[start]

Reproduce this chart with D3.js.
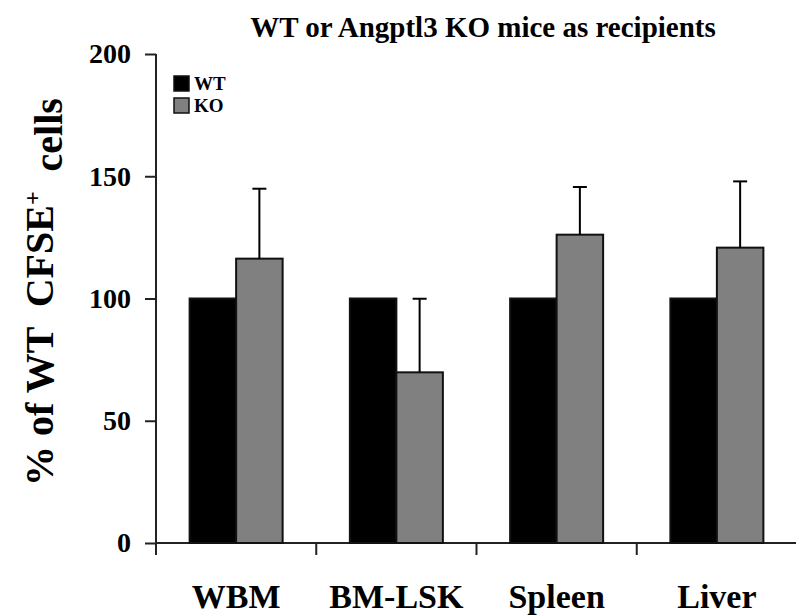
<!DOCTYPE html>
<html>
<head>
<meta charset="utf-8">
<script src="https://cdn.jsdelivr.net/npm/d3@7"></script>
<style>
  body { margin: 0; background: #fff; }
  text { font-family: "Liberation Serif", "Times New Roman", serif; font-weight: bold; fill: #000; }
</style>
</head>
<body>
<div class="chart"></div>
<script>
// data
var categories = ["WBM", "BM-LSK", "Spleen", "Liver"];
var groups = ["WT", "KO"];
var wtValues = [100, 100, 100, 100];
var koValues = [116.3, 69.8, 126.1, 120.8];
var koErrors = [28.6, 30.1, 19.5, 27.1];
var yTicks = [0, 50, 100, 150, 200];

var svgWidth = 796;
var svgHeight = 615;

var margin = {
  top: 54,
  right: 0,
  bottom: 72,
  left: 156
};

var width = svgWidth - margin.left - margin.right;
var height = svgHeight - margin.top - margin.bottom;

var svg = d3
  .select(".chart")
  .append("svg")
  .attr("width", svgWidth)
  .attr("height", svgHeight);

var chartGroup = svg.append("g")
  .attr("transform", `translate(${margin.left}, ${margin.top})`);

// one row per category
var rows = categories.map(function(c, i) {
  return { cat: c, WT: wtValues[i], KO: koValues[i], err: koErrors[i] };
});

// scales
var x0 = d3.scaleBand()
  .domain(categories)
  .range([0, width + 1])
  .padding(0);

var x1 = d3.scaleBand()
  .domain(groups)
  .range([0, x0.bandwidth()])
  .paddingInner(0)
  .paddingOuter(0.723);

var yLinearScale = d3.scaleLinear()
  .domain([0, 200])
  .range([height, 0]);

var colors = { WT: "#000000", KO: "#808080" };

// y axis
var leftAxis = d3.axisLeft(yLinearScale)
  .tickValues(yTicks)
  .tickSize(11)
  .tickPadding(14);

var yAxis = chartGroup.append("g")
  .call(leftAxis);

yAxis.select(".domain")
  .attr("d", `M0,0V${height + 12}`);

// x axis, ticks sit on the band boundaries
var xAxis = chartGroup.append("g")
  .attr("transform", `translate(0, ${height})`);

xAxis.append("line")
  .attr("x1", 0)
  .attr("x2", width)
  .attr("y1", 0)
  .attr("y2", 0);

xAxis.selectAll(".xtick")
  .data(categories.slice(1))
  .enter()
  .append("line")
  .attr("class", "xtick")
  .attr("x1", d => x0(d))
  .attr("x2", d => x0(d))
  .attr("y1", 0)
  .attr("y2", 12);

xAxis.selectAll(".xlabel")
  .data(categories)
  .enter()
  .append("text")
  .attr("class", "xlabel")
  .attr("x", d => x0(d) + x0.bandwidth() / 2)
  .attr("y", 65)
  .attr("text-anchor", "middle")
  .style("font-size", "34px")
  .text(d => d);

svg.selectAll("line, path.domain")
  .attr("stroke", "#222")
  .attr("stroke-width", 2);

yAxis.selectAll(".tick line")
  .attr("stroke", "#222")
  .attr("stroke-width", 2);

yAxis.selectAll(".tick text")
  .style("font-size", "28px")
  .attr("fill", "#000");

// bars
var catGroups = chartGroup.selectAll(".cat")
  .data(rows)
  .enter()
  .append("g")
  .attr("class", "cat")
  .attr("transform", d => `translate(${x0(d.cat)}, 0)`);

catGroups.selectAll("rect")
  .data(d => groups.map(function(g) { return { key: g, value: d[g] }; }))
  .enter()
  .append("rect")
  .attr("x", d => x1(d.key))
  .attr("y", d => yLinearScale(d.value))
  .attr("width", x1.bandwidth())
  .attr("height", d => height - yLinearScale(d.value))
  .attr("fill", d => colors[d.key])
  .attr("stroke", "#111")
  .attr("stroke-width", 2);

// error bars (upper only) on the KO bars
var errGroup = catGroups.append("g")
  .attr("stroke", "#000")
  .attr("stroke-width", 2);

errGroup.append("line")
  .attr("x1", x1("KO") + x1.bandwidth() / 2)
  .attr("x2", x1("KO") + x1.bandwidth() / 2)
  .attr("y1", d => yLinearScale(d.KO))
  .attr("y2", d => yLinearScale(d.KO + d.err));

errGroup.append("line")
  .attr("x1", x1("KO") + x1.bandwidth() / 2 - 7)
  .attr("x2", x1("KO") + x1.bandwidth() / 2 + 7)
  .attr("y1", d => yLinearScale(d.KO + d.err))
  .attr("y2", d => yLinearScale(d.KO + d.err));

// legend
var legend = svg.append("g")
  .attr("transform", "translate(174, 76)");

var legendItems = legend.selectAll("g")
  .data(groups)
  .enter()
  .append("g")
  .attr("transform", (d, i) => `translate(0, ${i * 22})`);

legendItems.append("rect")
  .attr("width", 15)
  .attr("height", 15)
  .attr("fill", d => colors[d])
  .attr("stroke", "#111")
  .attr("stroke-width", 1.5);

legendItems.append("text")
  .attr("x", 20)
  .attr("y", 14)
  .style("font-size", "19px")
  .text(d => d);

// title
svg.append("text")
  .attr("x", 483)
  .attr("y", 37)
  .attr("text-anchor", "middle")
  .style("font-size", "29px")
  .text("WT or Angptl3 KO mice as recipients");

// y axis label
var yLabel = svg.append("text")
  .attr("transform", "translate(53, 292) rotate(-90)")
  .attr("text-anchor", "middle")
  .style("font-size", "40px")
  .attr("xml:space", "preserve");

yLabel.append("tspan").text("% of WT  CFSE");
yLabel.append("tspan")
  .attr("dy", "-0.55em")
  .style("font-size", "24px")
  .text("+");
yLabel.append("tspan")
  .attr("dy", "0.55em")
  .style("font-size", "40px")
  .text("  cells");
</script>
</body>
</html>
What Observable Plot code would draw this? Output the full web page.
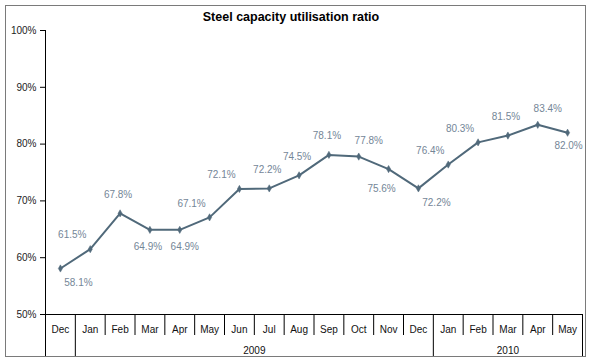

[end]

Task brief | Write the lines above out again exactly, without any of their pictures.

Answer |
Reproduce this chart with D3.js.
<!DOCTYPE html>
<html>
<head>
<meta charset="utf-8">
<script src="https://cdn.jsdelivr.net/npm/d3@7"></script>
<style>
  body { margin: 0; background: #fff; }
  text { font-family: "Liberation Serif", "Times New Roman", serif; font-weight: bold; fill: #000; }
</style>
</head>
<body>
<div class="chart"></div>
<script>
// data
var categories = ["WBM", "BM-LSK", "Spleen", "Liver"];
var groups = ["WT", "KO"];
var wtValues = [100, 100, 100, 100];
var koValues = [116.3, 69.8, 126.1, 120.8];
var koErrors = [28.6, 30.1, 19.5, 27.1];
var yTicks = [0, 50, 100, 150, 200];

var svgWidth = 796;
var svgHeight = 615;

var margin = {
  top: 54,
  right: 0,
  bottom: 72,
  left: 156
};

var width = svgWidth - margin.left - margin.right;
var height = svgHeight - margin.top - margin.bottom;

var svg = d3
  .select(".chart")
  .append("svg")
  .attr("width", svgWidth)
  .attr("height", svgHeight);

var chartGroup = svg.append("g")
  .attr("transform", `translate(${margin.left}, ${margin.top})`);

// one row per category
var rows = categories.map(function(c, i) {
  return { cat: c, WT: wtValues[i], KO: koValues[i], err: koErrors[i] };
});

// scales
var x0 = d3.scaleBand()
  .domain(categories)
  .range([0, width + 1])
  .padding(0);

var x1 = d3.scaleBand()
  .domain(groups)
  .range([0, x0.bandwidth()])
  .paddingInner(0)
  .paddingOuter(0.723);

var yLinearScale = d3.scaleLinear()
  .domain([0, 200])
  .range([height, 0]);

var colors = { WT: "#000000", KO: "#808080" };

// y axis
var leftAxis = d3.axisLeft(yLinearScale)
  .tickValues(yTicks)
  .tickSize(11)
  .tickPadding(14);

var yAxis = chartGroup.append("g")
  .call(leftAxis);

yAxis.select(".domain")
  .attr("d", `M0,0V${height + 12}`);

// x axis, ticks sit on the band boundaries
var xAxis = chartGroup.append("g")
  .attr("transform", `translate(0, ${height})`);

xAxis.append("line")
  .attr("x1", 0)
  .attr("x2", width)
  .attr("y1", 0)
  .attr("y2", 0);

xAxis.selectAll(".xtick")
  .data(categories.slice(1))
  .enter()
  .append("line")
  .attr("class", "xtick")
  .attr("x1", d => x0(d))
  .attr("x2", d => x0(d))
  .attr("y1", 0)
  .attr("y2", 12);

xAxis.selectAll(".xlabel")
  .data(categories)
  .enter()
  .append("text")
  .attr("class", "xlabel")
  .attr("x", d => x0(d) + x0.bandwidth() / 2)
  .attr("y", 65)
  .attr("text-anchor", "middle")
  .style("font-size", "34px")
  .text(d => d);

svg.selectAll("line, path.domain")
  .attr("stroke", "#222")
  .attr("stroke-width", 2);

yAxis.selectAll(".tick line")
  .attr("stroke", "#222")
  .attr("stroke-width", 2);

yAxis.selectAll(".tick text")
  .style("font-size", "28px")
  .attr("fill", "#000");

// bars
var catGroups = chartGroup.selectAll(".cat")
  .data(rows)
  .enter()
  .append("g")
  .attr("class", "cat")
  .attr("transform", d => `translate(${x0(d.cat)}, 0)`);

catGroups.selectAll("rect")
  .data(d => groups.map(function(g) { return { key: g, value: d[g] }; }))
  .enter()
  .append("rect")
  .attr("x", d => x1(d.key))
  .attr("y", d => yLinearScale(d.value))
  .attr("width", x1.bandwidth())
  .attr("height", d => height - yLinearScale(d.value))
  .attr("fill", d => colors[d.key])
  .attr("stroke", "#111")
  .attr("stroke-width", 2);

// error bars (upper only) on the KO bars
var errGroup = catGroups.append("g")
  .attr("stroke", "#000")
  .attr("stroke-width", 2);

errGroup.append("line")
  .attr("x1", x1("KO") + x1.bandwidth() / 2)
  .attr("x2", x1("KO") + x1.bandwidth() / 2)
  .attr("y1", d => yLinearScale(d.KO))
  .attr("y2", d => yLinearScale(d.KO + d.err));

errGroup.append("line")
  .attr("x1", x1("KO") + x1.bandwidth() / 2 - 7)
  .attr("x2", x1("KO") + x1.bandwidth() / 2 + 7)
  .attr("y1", d => yLinearScale(d.KO + d.err))
  .attr("y2", d => yLinearScale(d.KO + d.err));

// legend
var legend = svg.append("g")
  .attr("transform", "translate(174, 76)");

var legendItems = legend.selectAll("g")
  .data(groups)
  .enter()
  .append("g")
  .attr("transform", (d, i) => `translate(0, ${i * 22})`);

legendItems.append("rect")
  .attr("width", 15)
  .attr("height", 15)
  .attr("fill", d => colors[d])
  .attr("stroke", "#111")
  .attr("stroke-width", 1.5);

legendItems.append("text")
  .attr("x", 20)
  .attr("y", 14)
  .style("font-size", "19px")
  .text(d => d);

// title
svg.append("text")
  .attr("x", 483)
  .attr("y", 37)
  .attr("text-anchor", "middle")
  .style("font-size", "29px")
  .text("WT or Angptl3 KO mice as recipients");

// y axis label
var yLabel = svg.append("text")
  .attr("transform", "translate(53, 292) rotate(-90)")
  .attr("text-anchor", "middle")
  .style("font-size", "40px")
  .attr("xml:space", "preserve");

yLabel.append("tspan").text("% of WT  CFSE");
yLabel.append("tspan")
  .attr("dy", "-0.55em")
  .style("font-size", "24px")
  .text("+");
yLabel.append("tspan")
  .attr("dy", "0.55em")
  .style("font-size", "40px")
  .text("  cells");
</script>
</body>
</html>
What Observable Plot code would draw this? Output the full web page.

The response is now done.